On 06/24/2009 10:26 PM, Jon Smirl wrote:
On Wed, Jun 24, 2009 at 5:11 PM, Takashi Iwaitiwai@suse.de wrote:
The problem is knowing which sample in the background music to start mixing the low latency laser blast into.
That's why querying the accurate hwptr is important in PA.
I'm still not convinced that all of this logic should be exposed to PA. Exposing these details is what makes ALSA hard to use. We should be able to better isolate user space from this. If mixing were moved into the kernel these details could be hidden. The in-kernel code could then be customized for various sound DMA hardware. This would also go a long ways toward getting rid of latency issues by removing the need for real-time response from PA.
Mixing really does not belong in the kernel. Moving it there doesn't remove any complication or problem, it just moves it to a different place where it's more difficult to program and less debuggable. Most OSes (Windows included) are moving in the direction of moving mixing out of the kernel, not into it.
For what PulseAudio is trying to do, it needs this kind of information because it wants to be able to rewrite the buffer the card is reading out of at any time, and it needs to be able to know how far along in the buffer the card has read so it knows where it can start rewriting. It's somewhat complicated for sure, but most normal applications don't have to deal with these kinds of details.

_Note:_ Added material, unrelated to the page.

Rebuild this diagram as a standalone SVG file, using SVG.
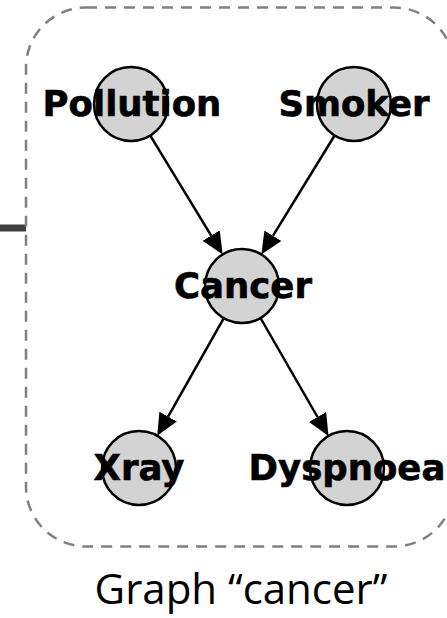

My hardware doesn't have the capability of querying the hwptr and the hwptr speed is not linear because of the FIFO and burst transfers. Non-linear speed means I can't use a clock to estimate hwptr. I do however have the capability of directing the DMA into a new buffer. Another thing I could try is setting up DMA descriptor chain blocks for every 16 bytes. These descriptors get marked as they are used and they don't have to cause an interrupt.
We are evaluating a processor change from PPC to ARM so all of this may change for me.